Bug 2002545

Summary: [GSS][RFE] Adjust memory limits due to mds pods getting oom killed during pod start (mds replay)
Product: [Red Hat Storage] Red Hat OpenShift Data Foundation Reporter: MAYANK PANDEY <mpandey>
Component: ocs-operatorAssignee: Jose A. Rivera <jrivera>
Status: CLOSED WONTFIX QA Contact: Elad <ebenahar>
Severity: high Docs Contact:
Priority: high    
Version: 4.6CC: ajuarez, assingh, bniver, hnallurv, jrivera, madam, muagarwa, nravinas, ocs-bugs, odf-bz-bot, pdonnell, sostapov
Target Milestone: ---Keywords: FutureFeature
Target Release: ---   
Hardware: x86_64   
OS: Linux   
Whiteboard:
Fixed In Version: Doc Type: If docs needed, set a value
Doc Text:
Story Points: ---
Clone Of: Environment:
Last Closed: 2022-05-30 10:50:31 UTC Type: Bug
Regression: --- Mount Type: ---
Documentation: --- CRM:
Verified Versions: Category: ---
oVirt Team: --- RHEL 7.3 requirements from Atomic Host:
Cloudforms Team: --- Target Upstream Version:
Embargoed:

Comment 4 Scott Ostapovicz 2021-09-09 18:39:23 UTC
Not sure there is anything to do here until it gets reproduced.

Comment 11 Scott Ostapovicz 2021-09-22 14:15:23 UTC
Travis, please see comment #7 from Patrick about making Rook transiently increase MDS memory

Comment 12 Travis Nielsen 2021-09-22 17:33:43 UTC
The resources limits on mds are currently set by the ocs operator as seen here [1]


"mds": {
    Requests: corev1.ResourceList{
        corev1.ResourceCPU:    resource.MustParse("3"),
        corev1.ResourceMemory: resource.MustParse("8Gi"),
    },
    Limits: corev1.ResourceList{
        corev1.ResourceCPU:    resource.MustParse("3"),
        corev1.ResourceMemory: resource.MustParse("8Gi"),
    },
},

K8s does not allow the limits to be changed at pod runtime. If the requests or limits are changed, the pod will be restarted. But if MDS really needs to burst to 12Gi sometimes, seems like we should leave the "requests" at 8Gi and increase the "limits" to 12Gi so the mds won't be killed prematurely. So please move to the ocs operator component for this change if there is not another way to constraint the mds memory.
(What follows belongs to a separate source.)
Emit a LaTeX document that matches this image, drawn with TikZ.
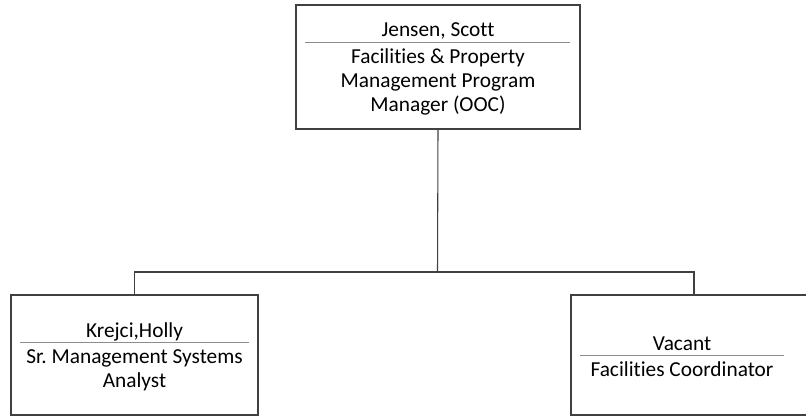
\documentclass[tikz,border=0pt]{standalone}
\usepackage{fontspec}
\setmainfont[Ligatures={NoCommon}]{Carlito}
\frenchspacing

\begin{document}
\begin{tikzpicture}[x=0.75pt, y=-0.75pt,
	box/.style={draw=black!75, line width=0.8pt, inner sep=0pt},
	rule/.style={draw=black!45, line width=1.1pt},
	link/.style={draw=black!75, line width=0.8pt},
	label/.style={font=\fontsize{16}{18}\selectfont, align=center, inner sep=0pt, anchor=base}]
	\useasboundingbox (0, 0) rectangle (806, 416);
	\node [box, minimum width=213pt, minimum height=93pt] (scott) at (438, 67) {};
	\node [box, minimum width=185.25pt, minimum height=90pt] (holly) at (134.5, 355) {};
	\node [box, minimum width=184.5pt, minimum height=90pt] (vacant) at (694, 355) {};
	\node [label] (scottname) at (438, 37) {Jensen, Scott};
	\draw [rule] (305, 42.3) -- (570, 42.3);
	\node [label] (scotttitle) at (438, 111.5) {Facilities \& Property\\Management Program\\Manager (OOC)};
	\node [label] (hollyname) at (134.5, 337.3) {Krejci,Holly};
	\draw [rule] (20, 342.7) -- (248.7, 342.7);
	\node [label] (hollytitle) at (134.5, 387.3) {Sr. Management Systems\\Analyst};
	\node [label] (vacantname) at (682, 350.3) {Vacant};
	\draw [rule] (580, 355.7) -- (784, 355.7);
	\node [label] (vacanttitle) at (682, 376.3) {Facilities Coordinator};
	\coordinate (junction) at (437.5, 272);
	\draw [link] (scott.south) -- (junction);
	\draw [link] (holly.north) |- (junction) -| (vacant.north);
\end{tikzpicture}
\end{document}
[1] https://github.com/red-hat-storage/ocs-operator/blob/main/controllers/defaults/resources.go#L32-L41

Comment 15 Scott Ostapovicz 2021-09-28 13:38:56 UTC
Please see comment 12

Comment 16 Jose A. Rivera 2021-10-15 14:53:32 UTC
This would have other implications on the QoS Class of the MDS Pod, having different requests and limits bumps it down a level and has fewer guarantees of survivability when node resources become constrained.

At this point this is basically an RFE, and given where we are in the schedule I'm pushing this to ODF 4.10.